(Instruction)
Transcribe the entries below exactly; leave every image out.

(Dataset content)
========================

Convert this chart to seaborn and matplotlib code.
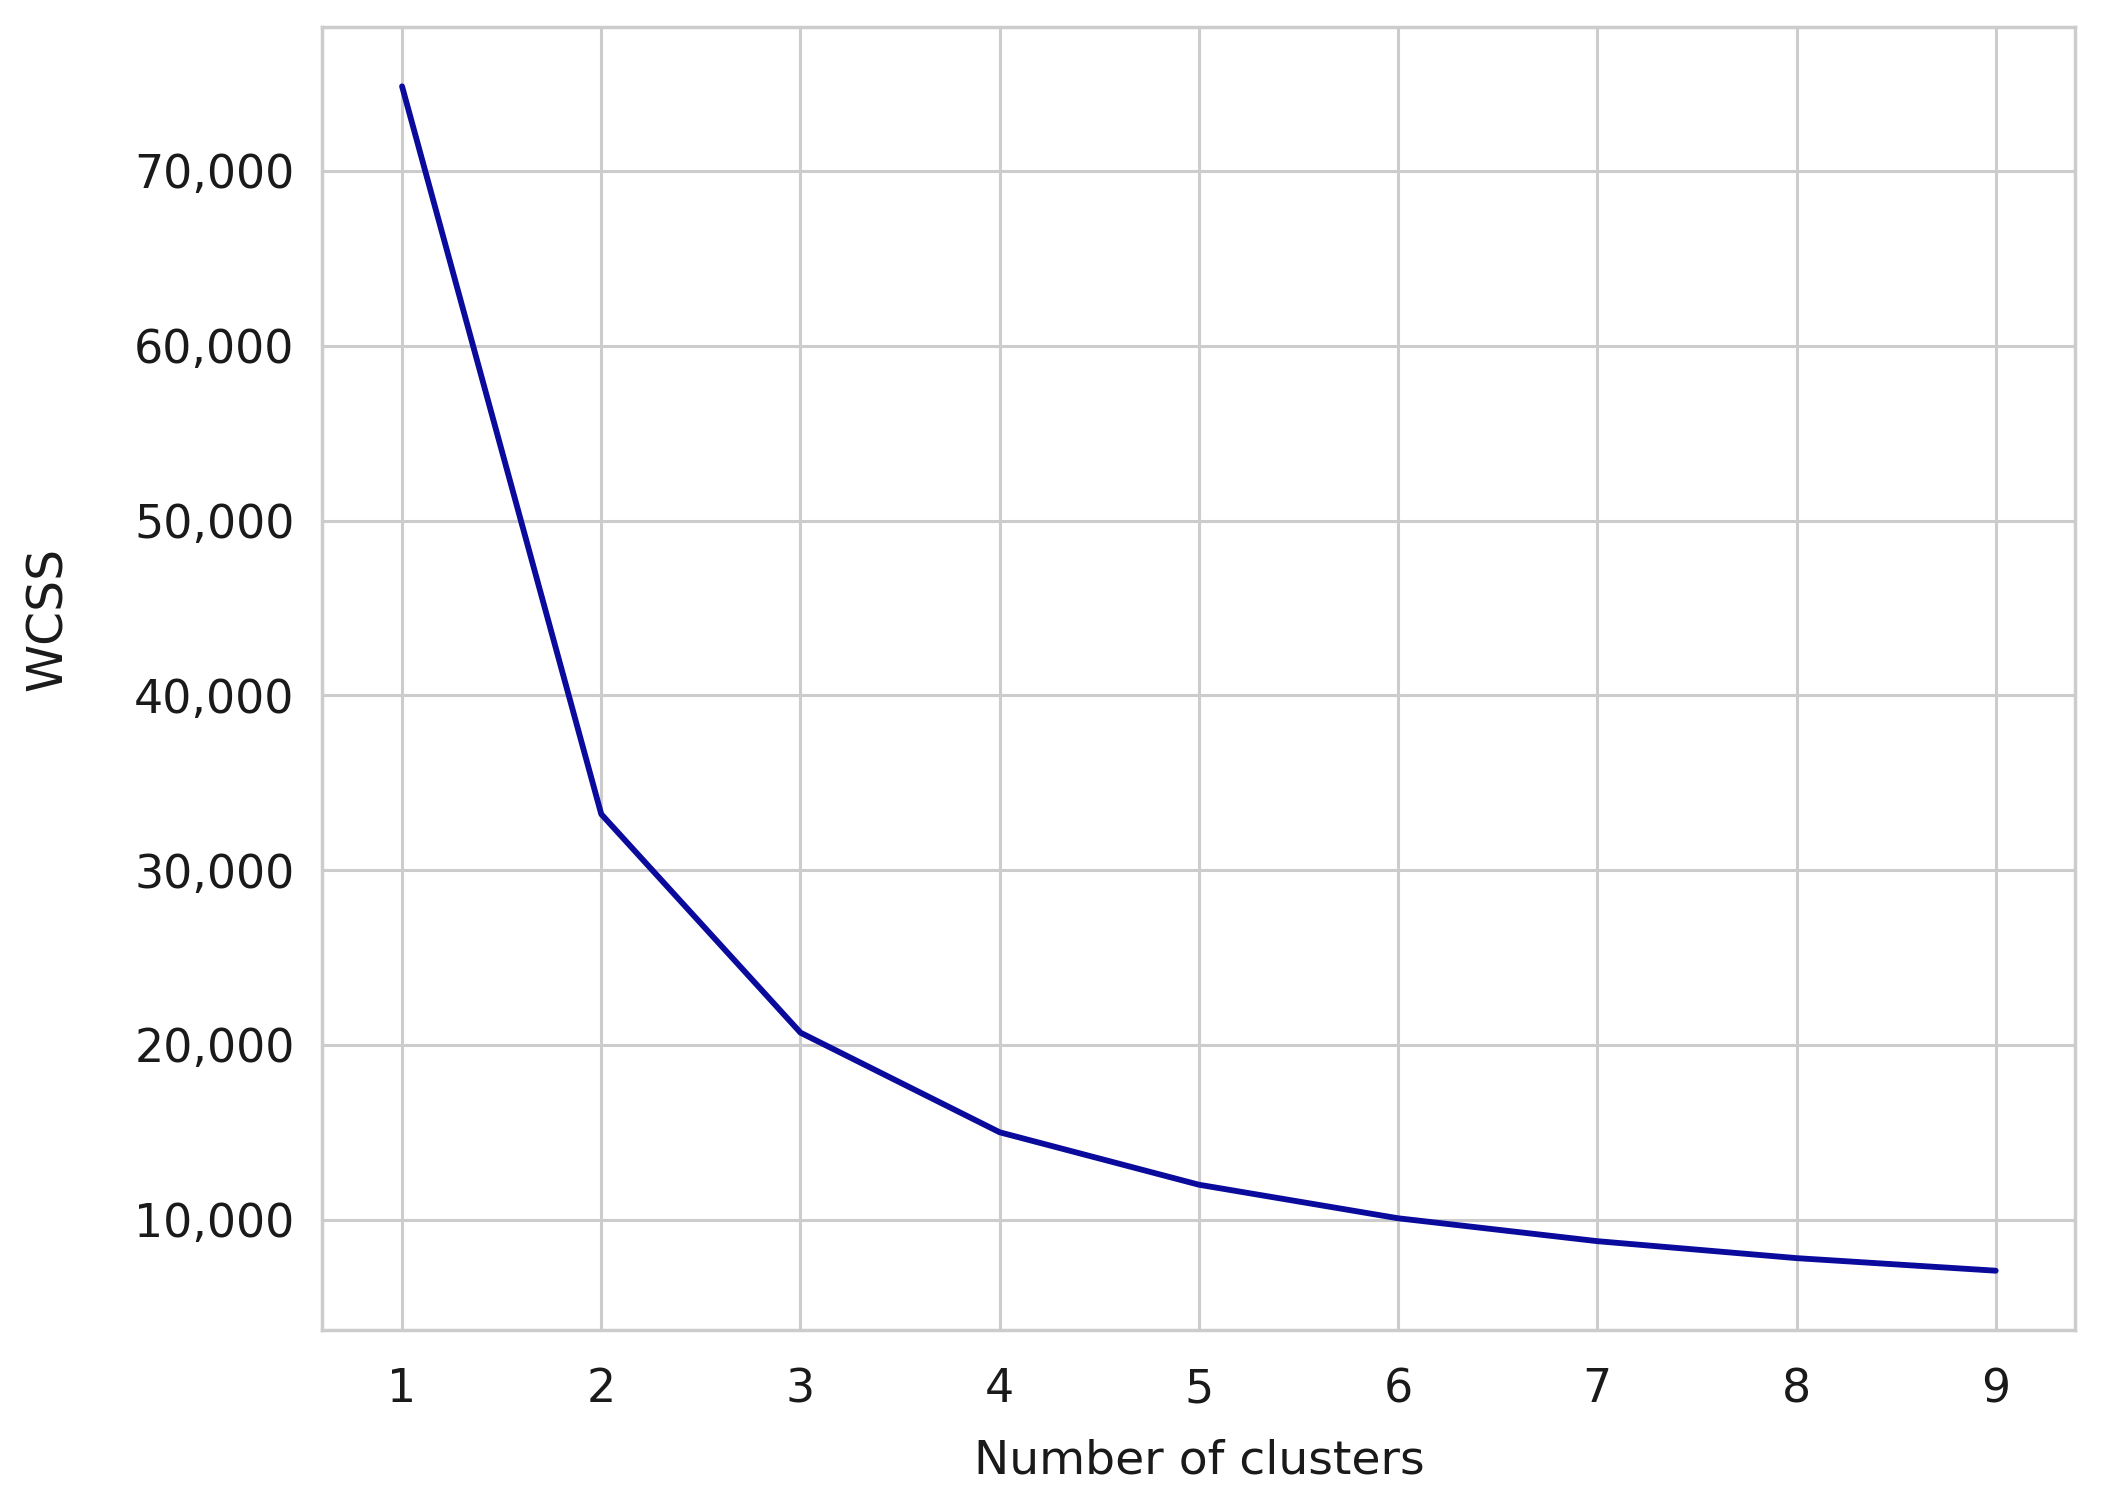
import matplotlib
matplotlib.use("Agg")
import matplotlib.pyplot as plt
import matplotlib.ticker as mticker
import seaborn as sns
import pandas as pd

# Elbow curve data
clusters = [1, 2, 3, 4, 5, 6, 7, 8, 9]
wcss = [74840, 33200, 20700, 15000, 12000, 10080, 8770, 7800, 7080]

df = pd.DataFrame({'Number of clusters': clusters, 'WCSS': wcss})

sns.set_theme(style="whitegrid")
plt.rcParams['font.family'] = ['DejaVu Sans']

fig = plt.figure(figsize=(21.07, 15.07), dpi=100)
ax = fig.add_axes([0.153, 0.1175, 0.832, 0.8645])

sns.lineplot(data=df, x='Number of clusters', y='WCSS', color='#0a0a9c', linewidth=4.2, ax=ax)

ax.set_xticks(clusters)
ax.yaxis.set_major_formatter(mticker.FuncFormatter(lambda v, p: f'{int(v):,}'))
ax.tick_params(axis='both', labelsize=33, colors='#1a1a1a')
ax.tick_params(axis='y', pad=14)
ax.tick_params(axis='x', pad=21)
ax.set_xlabel('Number of clusters', fontsize=34, color='#1a1a1a')
ax.set_ylabel('WCSS', fontsize=35, color='#1a1a1a')
ax.yaxis.set_label_coords(-0.143, 0.546)
ax.xaxis.set_label_coords(0.5, -0.083)

ax.grid(True, color='#cccccc', linewidth=2.2)
for s in ax.spines.values():
    s.set_color('#cccccc')
    s.set_linewidth(2.5)

fig.savefig('out.png', dpi=100)
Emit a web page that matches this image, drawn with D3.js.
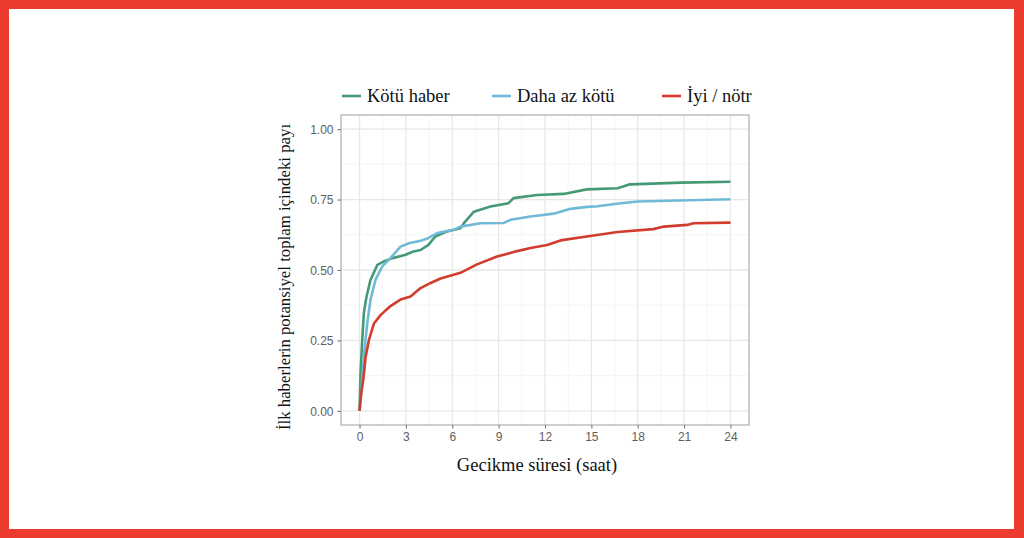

========================

(Solution for this problem)
Convert this chart to seaborn and matplotlib code.
import matplotlib
matplotlib.use("Agg")
import matplotlib.pyplot as plt
import matplotlib.ticker as mticker
import seaborn as sns
import pandas as pd

# Elbow curve data
clusters = [1, 2, 3, 4, 5, 6, 7, 8, 9]
wcss = [74840, 33200, 20700, 15000, 12000, 10080, 8770, 7800, 7080]

df = pd.DataFrame({'Number of clusters': clusters, 'WCSS': wcss})

sns.set_theme(style="whitegrid")
plt.rcParams['font.family'] = ['DejaVu Sans']

fig = plt.figure(figsize=(21.07, 15.07), dpi=100)
ax = fig.add_axes([0.153, 0.1175, 0.832, 0.8645])

sns.lineplot(data=df, x='Number of clusters', y='WCSS', color='#0a0a9c', linewidth=4.2, ax=ax)

ax.set_xticks(clusters)
ax.yaxis.set_major_formatter(mticker.FuncFormatter(lambda v, p: f'{int(v):,}'))
ax.tick_params(axis='both', labelsize=33, colors='#1a1a1a')
ax.tick_params(axis='y', pad=14)
ax.tick_params(axis='x', pad=21)
ax.set_xlabel('Number of clusters', fontsize=34, color='#1a1a1a')
ax.set_ylabel('WCSS', fontsize=35, color='#1a1a1a')
ax.yaxis.set_label_coords(-0.143, 0.546)
ax.xaxis.set_label_coords(0.5, -0.083)

ax.grid(True, color='#cccccc', linewidth=2.2)
for s in ax.spines.values():
    s.set_color('#cccccc')
    s.set_linewidth(2.5)

fig.savefig('out.png', dpi=100)
Emit a web page that matches this image, drawn with D3.js.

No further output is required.